▶ **What needs to be done**
Give the data again exactly as written, skipping any pictures.

## START Provided data

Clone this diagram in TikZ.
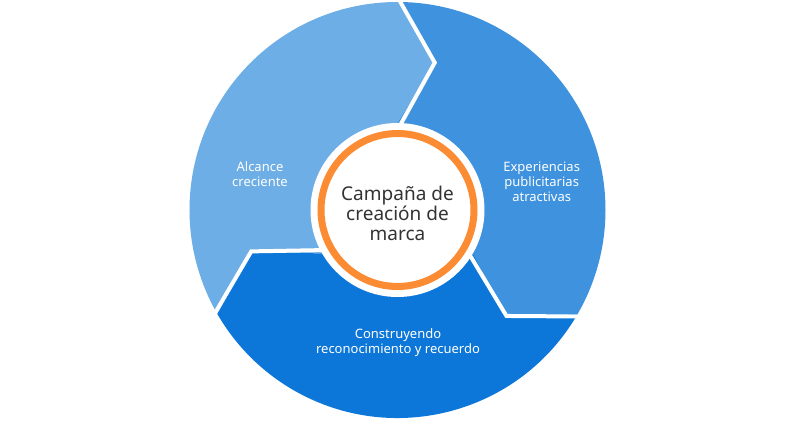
\documentclass[tikz,border=0pt]{standalone}
\usepackage{fontspec}
\usepackage{xcolor}
\usepackage{tikz}
\setmainfont{Noto Sans}
\definecolor{skyLight}{RGB}{108,174,229}
\definecolor{skyMid}{RGB}{62,146,222}
\definecolor{skyDeep}{RGB}{12,119,216}
\definecolor{ringOrange}{RGB}{252,140,52}
\definecolor{textGray}{RGB}{51,51,51}

\begin{document}
\begin{tikzpicture}[x=1pt, y=1pt,
		gap/.style={draw=white, line width=4pt, line join=miter},
		label/.style={text=white, align=center, font=\fontsize{13}{15}\selectfont}]
	\tikzset{hub/.style={circle, fill=white, minimum size=174pt, inner sep=0pt}}
	\useasboundingbox (-397.5,-211) rectangle (397.5,210);
	\fill[skyLight] (90:208) arc[start angle=90, end angle=210, radius=208]
		-- (195.8:152) -- (210:87) -- (0,0) -- (90:87) -- (75.8:152) -- cycle;
	\fill[skyMid] (90:208) arc[start angle=90, end angle=-30, radius=208]
		-- (-44.2:152) -- (-30:87) -- (0,0) -- (90:87) -- (75.8:152) -- cycle;
	\fill[skyDeep] (-30:208) arc[start angle=-30, end angle=-150, radius=208]
		-- (195.8:152) -- (210:87) -- (0,0) -- (-30:87) -- (-44.2:152) -- cycle;
	\foreach \a in {90,210,-30}
		\draw[gap] (\a:213) -- (\a-14.2:152) -- (\a:80);
	\node[hub] (hub) at (0,0) {};
	\draw[ringOrange, line width=7pt] (hub.center) circle[radius=76.5];
	\node[text=textGray, align=center, font=\fontsize{19}{20}\selectfont] (campaign) at (0,-3)
		{Campaña de\\creación de\\marca};
	\node[label] (reach) at (-137.5,35.5) {Alcance\\creciente};
	\node[label] (ads) at (144.2,28) {Experiencias\\publicitarias\\atractivas};
	\node[label] (recall) at (0.5,-132.5) {Construyendo\\reconocimiento y recuerdo};
\end{tikzpicture}
\end{document}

## END Provided data

▶ **Exercise answer**
Clone this diagram in TikZ.
\documentclass[tikz,border=0pt]{standalone}
\usepackage{fontspec}
\usepackage{xcolor}
\usepackage{tikz}
\setmainfont{Noto Sans}
\definecolor{skyLight}{RGB}{108,174,229}
\definecolor{skyMid}{RGB}{62,146,222}
\definecolor{skyDeep}{RGB}{12,119,216}
\definecolor{ringOrange}{RGB}{252,140,52}
\definecolor{textGray}{RGB}{51,51,51}

\begin{document}
\begin{tikzpicture}[x=1pt, y=1pt,
		gap/.style={draw=white, line width=4pt, line join=miter},
		label/.style={text=white, align=center, font=\fontsize{13}{15}\selectfont}]
	\tikzset{hub/.style={circle, fill=white, minimum size=174pt, inner sep=0pt}}
	\useasboundingbox (-397.5,-211) rectangle (397.5,210);
	\fill[skyLight] (90:208) arc[start angle=90, end angle=210, radius=208]
		-- (195.8:152) -- (210:87) -- (0,0) -- (90:87) -- (75.8:152) -- cycle;
	\fill[skyMid] (90:208) arc[start angle=90, end angle=-30, radius=208]
		-- (-44.2:152) -- (-30:87) -- (0,0) -- (90:87) -- (75.8:152) -- cycle;
	\fill[skyDeep] (-30:208) arc[start angle=-30, end angle=-150, radius=208]
		-- (195.8:152) -- (210:87) -- (0,0) -- (-30:87) -- (-44.2:152) -- cycle;
	\foreach \a in {90,210,-30}
		\draw[gap] (\a:213) -- (\a-14.2:152) -- (\a:80);
	\node[hub] (hub) at (0,0) {};
	\draw[ringOrange, line width=7pt] (hub.center) circle[radius=76.5];
	\node[text=textGray, align=center, font=\fontsize{19}{20}\selectfont] (campaign) at (0,-3)
		{Campaña de\\creación de\\marca};
	\node[label] (reach) at (-137.5,35.5) {Alcance\\creciente};
	\node[label] (ads) at (144.2,28) {Experiencias\\publicitarias\\atractivas};
	\node[label] (recall) at (0.5,-132.5) {Construyendo\\reconocimiento y recuerdo};
\end{tikzpicture}
\end{document}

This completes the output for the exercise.